Oleh: Davy Byanca
Ada sementara orang mengira bahwa hubungan antara hamba dengan Tuhan menyerupai hubungan anak dengan orang tuanya; si anak membutuhkan keduanya ketika masih kecil saja. Saat dewasa ia sudah tidak membutuhkan keduanya lagi. Bahkan bisa jadi ketidakbutuhan itu mendorong dirinya menjadi anak durhaka dan menampik kebaikan kedua orang tuanya.
Tidak! Hubungan hamba dengan Tuhan tidaklah seperti itu. Kebutuhan seorang hamba kepada Tuhan adalah kekal, selamanya. Kebutuhannya melebih kebutuhan bayi yang sedang menyusu pada ibunya. Melebihi kebutuhan tumbuhan pada sinar matahari.
Tetapi nafsu manusia sering menipu dan membanggakan diri, ia lebih suka pada kesombongan daripada tawadhu. Ia menganggap mampu melakukan segalanya tanpa pertolongan dari langit, kadang menolak segala nasihat yang diberikan oleh orang-orang terdekatnya. Mereka berlepas diri dari langit dan mencukupkan diri hanya dengan bumi.
Yakin bahwa segalanya dapat diraih dengan hanya mengandalkan alam nyata dan meremehkan alam ghaib. Mereka bersikeras bahwa kebahagiaan atau kemuliaan yang diraihnya bukanlah pemberian Tuhan, tapi hasil kerja keras dan upayanya sendiri. Allah swt berfirman, “Dan jika Kami merasakan kepadanya sesuatu rahmat dari Kami sesudah dia ditimpa kesulitan, pastilah dia berkata: ‘Ini adalah hakku, dan aku tidak yakin bahwa hari kiamat itu akan datang. Dan jika aku dikembalikan kepada Tuhanku maka sesungguhnya aku akan memperoleh kebaikan pada sisi-Nya.” Qs Fushshilat [41]: 50.

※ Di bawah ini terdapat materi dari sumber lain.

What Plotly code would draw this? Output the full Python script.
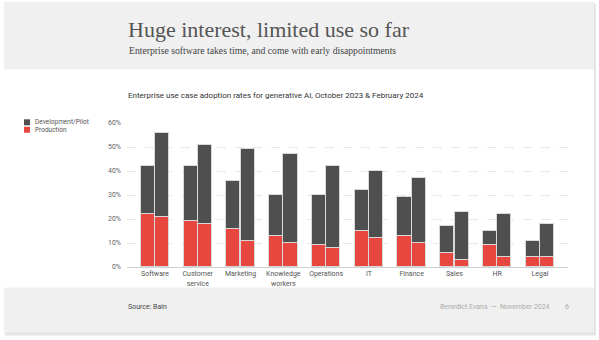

Hanya orang bodoh yang mengira bahwa dirinyalah yang menjadikannya terhormat di dunia dan di akhirat. Orang seperti ini adalah orang yang hatinya telah mati. Matinya hati, adalah sebuah tragedi bagi kehidupan anak manusia. Benar secara lahiriah ia hidup, fisiknya sehat dan bugar, serta fikirannya cerdas. Tapi di sisi lain, syahwatnya menggebu-gebu, nafsu berkuasanya tinggi, takabur dan riya’ dalam beramal, dan sepak terjang bisnisnya menghalalkan segala cara. Inilah manusia yang hatinya mati.
Sahabat Salman al-Farisi ra berkata, “Aku sangat heran pada tiga orang hingga membuatku tertawa: orang yang memimpikan dunia padahal kematian selalu memburunya, orang yang lupa padahal ia tidak pernah dilupakan, dan orang yang tertawa sepenuh mulutnya sementara ia tidak mengetahui apakah Tuhan alam semesta murka atau ridha padanya. Tiga hal yang membuatku sedih hingga menangis: perpisahan dengan para kekasih (Muhammad saw dan sahabatnya ra), dahsyatnya hari kebangkitan, dan berdiri di hadapan Allah sementara aku tidak tahu apakah aku digiring ke Surga atau ke Neraka.”
Sobat. Hidup ternyata dapat membuat kita menjadi mati sebelum mati. Celakalah orang yang hidup tetapi hatinya sakit, sebab ia hidup di kubangan kemaksiatan. Sia-sialah orang yang hidup tapi memiliki hati yang mati, sebab orang yang demikian hidup dalam kekufuran. Hatinya dikunci mati oleh Allah, sama saja bagi mereka diberi petunjuk atau tidak. Inilah hatinya orang kafir, sebagaimana firman-Nya: “Sesungguhnya orang-orang Kafir itu, sama saja bagi mereka, kamu beri peringatan atau tidak kamu beri peringatan, mereka tidak akan beriman. Allah telah mengunci mati hati dan pendengaran mereka, dan penglihatan mereka ditutup. Dan bagi mereka siksa yang amat berat.” QS al-Baqarah [2]: 6-7.
Mawlana Rumi pun berkata, dunia yang hina ini diberikan kepadamu sementara. Tersedia sebuah tangga yang dengannya engkau dapat bercita-cita. Maka, jangan biarkan hidup ini diwarnai dengan semerbak wangi bunga kematian, dan jangan biarkan hati kita menjadi taman bagi sekuntum bunga kematian.